Sebulan kemudian, putrinya, Anne, juga bercerai dengan suaminya, Kapten Mark
Phillips.[123] Saat Ratu melakukan kunjungan kenegaraan ke Jerman pada bulan
Oktober, para demonstran yang marah di Dresden melemparkan telur busuk
padanya,[124] dan pada bulan November, Istana Windsor mengalami kerusakan parah
setelah terbakar hebat. Kerajaan semakin sering dikritik dan pengawasan publik
pada Kerajaan juga semakin meningkat.[125] Dalam salah satu pidato pribadinya,
Ratu menyatakan bahwa lembaga apapun pasti mengharapkan kritik, namun
disarankan bahwa kritik itu dilontarkan dengan "sedikit sentuhan humor,
kelembutan, dan bisa dipahami".[126] Dua hari kemudian, Perdana Menteri
John Major mengumumkan mengenai reformasi keuangan kerajaan yang telah
direncanakan sejak tahun 1992. Reformasi itu termasuk kebijakan baru yang
mengharuskan bahwa mulai tahun 1993, Ratu wajib membayar pajak penghasilan
untuk pertama kalinya.[127] Pada bulan Desember, Pangeran Charles secara resmi
berpisah dengan istrinya, Putri Diana.[128] Di penghujung tahun, Ratu menggugat
surat kabar The Sun atas tuduhan pelanggaran hak cipta karena mempublikasikan
pesan Natal tahunan Ratu dua hari sebelum disiarkan. Surat kabar itu dipaksa untuk
membayar denda dan menyumbang sebesar £ 200.000 untuk amal.[129]
-------------------
Pada
tahun-tahun berikutnya, minat publik terhadap kehidupan rumah tangga Charles
dan Diana meningkat.[130] Meskipun dukungan untuk republikan di Britania Raya
meningkat dari tahun-tahun sebelumnya, dukungan untuk Ratu masih lebih tinggi
dibanding dukungan untuk republikan.[131] Kritik terhadap keluarga kerajaan
terutama sekali difokuskan pada sikap dan tindakan para anggota keluarga
kerajaan.[132] Setelah berkonsultasi dengan Uskup Agung Canterburry, sekretaris
pribadi, serta suaminya, Ratu menulis surat kepada Charles dan Diana pada akhir
Desember 1995 yang menyatakan bahwa ia menyetujui perceraian mereka.[133]

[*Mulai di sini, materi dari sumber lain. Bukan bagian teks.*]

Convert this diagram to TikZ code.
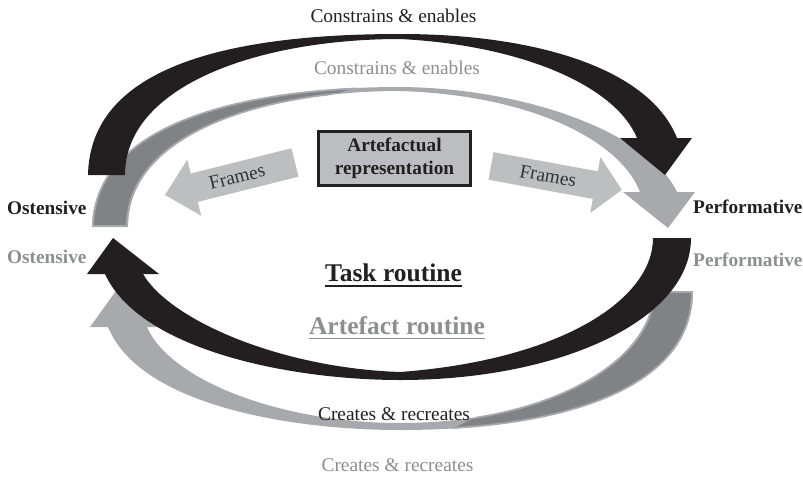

Setahun setelah perceraian mereka pada tahun 1996, Putri Diana tewas dalam sebuah
kecelakaan mobil di Paris pada tanggal 31 Agustus 1997. Pada saat itu, Ratu
sedang berlibur bersama anak dan cucu-cucunya di Istana Balmoral. Ratu terakhir
kali tampil di depan publik saat menemani kedua putra Diana mengikuti pelayanan
gereja pada pagi terjadinya kecelakaan.[134] Setelah itu, selama lima hari
berikutnya, Ratu dan Pangeran Philip berusaha melindungi kedua cucunya dari
incaran media dengan memindahkan mereka berdua ke Istana Balmoral, di sana
mereka bisa berduka secara pribadi.[135] Namun menghilangnya keluarga kerajaan
dan tidak dikibarkannya bendera setengah tiang pasca kecelakaan Diana
menyebabkan munculnya kecurigaan publik.[116][136] Karena semakin ditekan, Ratu
pada akhirnya setuju untuk memberikan pernyataan langsung dan kemudian ia kembali
ke London untuk melakukan jumpa media pada tanggal 5 September, sehari sebelum
pemakaman Diana.[137] Dalam pernyataannya, Ratu menyatakan kekagumannya pada
Diana dan juga mengungkapkan perasaan dan kewajibannya "sebagai
nenek" dari William dan Harry.[138] Sebagai hasilnya, kecurigaan publik
terhadap kerajaan perlahan-perlahan mulai menguap.[138]
------------------
Jubilee
Emas
Pada
tahun 2002, Ratu Elizabeth memasuki 50 tahun masa pemerintahannya sejak naik
takhta pada tahun 1952(Jubilee Emas). Adik dan ibunya meninggal dunia pada
Februari dan Maret, dan media berspekulasi mengenai ancaman kegagalan dalam
perayaan Jubileenya.[139] Ratu kembali melakukan berbagai kunjungan ke Alam
Persemakmurannya, yang dimulai dengan mengunjungi Jamaika pada bulan Februari.[140]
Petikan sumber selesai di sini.